Avant que les frontières
actuelles ne soient fixées, la nature sociologique de l'Irak
faisait la part belle à la tribalité. Or, qui dit tribalité
dit expansion régionale. Si les Irakiens se sentent démunis au
plan local et exclus d'un processus national, ils pourraient
tomber sous la coupe d'un leader local, lui-même susceptible de
nouer des alliances avec des Etats étrangers. On peut penser à
l'Arabie Saoudite pour les Sunnites ou à l'Iran pour les
Chiites. Cela reviendrait à valider un remodelage du
Moyen-Orient sur des bases confessionnelles et communautaires.
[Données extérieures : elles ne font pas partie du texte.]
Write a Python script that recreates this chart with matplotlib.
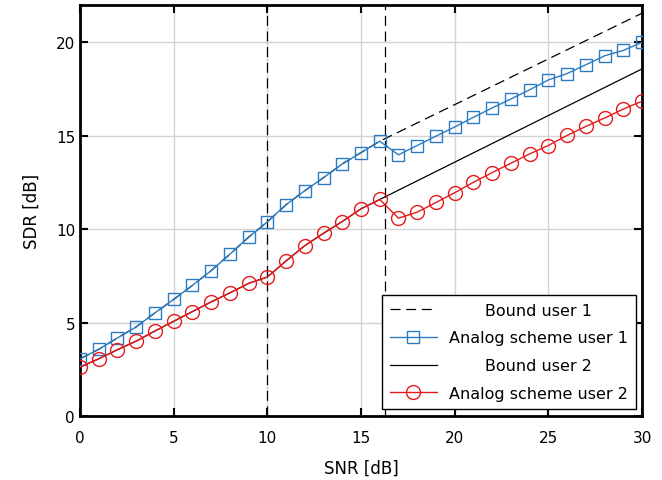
import matplotlib
matplotlib.use("Agg")
import matplotlib.pyplot as plt

snr = list(range(31))
sdr_user1 = [3.06, 3.57, 4.18, 4.77, 5.52, 6.24, 6.99, 7.78, 8.66, 9.57, 10.39,
             11.31, 12.06, 12.76, 13.49, 14.10, 14.71, 13.98, 14.48, 14.98, 15.47,
             15.99, 16.49, 16.97, 17.46, 17.99, 18.33, 18.80, 19.28, 19.57, 20.00]
sdr_user2 = [2.62, 3.06, 3.55, 4.01, 4.55, 5.07, 5.59, 6.11, 6.59, 7.10, 7.44,
             8.30, 9.12, 9.78, 10.41, 11.09, 11.59, 10.59, 10.91, 11.43, 11.95,
             12.51, 13.03, 13.53, 14.03, 14.48, 15.02, 15.50, 15.95, 16.43, 16.85]
bound_snr = snr[:17] + [30]
bound_user1 = sdr_user1[:17] + [21.56]
bound_user2 = sdr_user2[:17] + [18.58]
thresholds = [10, 16.3]

blue = "#2a7bc2"
red = "#e41a1c"
dash = (0, (8, 4.5))

fig = plt.figure(figsize=(6.62, 4.81), dpi=100)
ax = fig.add_axes([0.1208, 0.133, 0.849, 0.8545])

for t in thresholds:
    ax.axvline(t, color="black", lw=0.9, ls=dash, zorder=2)

ax.plot(bound_snr, bound_user1, color="black", lw=0.9, ls=dash, label="       Bound user 1", zorder=3)
ax.plot(snr, sdr_user1, color=blue, lw=1, marker="s", ms=8, mfc="none", mec=blue, mew=1,
        label="Analog scheme user 1", zorder=4)
ax.plot(bound_snr, bound_user2, color="black", lw=0.9, label="       Bound user 2", zorder=3)
ax.plot(snr, sdr_user2, color=red, lw=1, marker="o", ms=10, mfc="none", mec=red, mew=1,
        label="Analog scheme user 2", zorder=4)

ax.set_xlim(0, 30)
ax.set_ylim(0, 22)
ax.set_xticks([0, 5, 10, 15, 20, 25, 30])
ax.set_yticks([0, 5, 10, 15, 20])
ax.grid(True, color="#d3d3d3", lw=1)
ax.set_axisbelow(True)
ax.tick_params(direction="in", length=6, width=1.5, top=True, right=True, labelsize=11)
ax.tick_params(axis="x", pad=10)
for s in ax.spines.values():
    s.set_linewidth(2)
ax.set_xlabel("SNR [dB]", fontsize=12, labelpad=10)
ax.set_ylabel("SDR [dB]", fontsize=12, labelpad=11)

leg = ax.legend(loc="lower right", bbox_to_anchor=(0.99, 0.017), fontsize=11.5,
                fancybox=False, edgecolor="black", framealpha=1, handlelength=2.9,
                borderaxespad=0, labelspacing=0.8, borderpad=0.5)
leg.get_frame().set_linewidth(1)

fig.savefig("out.png", dpi=100)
Ce n'est pas de bon augure dans une région où le contentieux
historique réside justement dans l'affrontement entre Sunnites
et Chiites. Si la région s'engage dans cette voie, elle sera
instable pendant de longues décennies.
Les
mouvements progressistes et laïques, dont les idéaux ont
largement été discrédités par les régimes autoritaires
successifs, sont-ils définitivement écartés en Irak ?
En Irak, comme au
Moyen-Orient, on ne voit pas quel est leur avenir même si on ne
peut pas parler d'une faillite définitive. Les opinions
publiques sont à la recherche d'une alternative aux régimes
autoritaires mais les seules formations qui ont eu le temps de
faire leurs preuves sur les vingt dernières années sont les
islamistes. Ainsi, en Egypte, les Frères Musulmans ont sextuplé
leur présence au Parlement et le Hamas est arrivé au pouvoir
dans les Territoires palestiniens. Il faudra donc beaucoup de
temps aux progressistes pour prouver qu'ils sont capables de
porter des scenarii alternatifs ou alors ils s'établiront de
manière révolutionnaire.
Barah
Mikaïl par Lina Sankari / La Terre / 19 décembre 2006
Barah Mikaïl
est chercheur à l'IRIS, spécialisé sur le Moyen-Orient.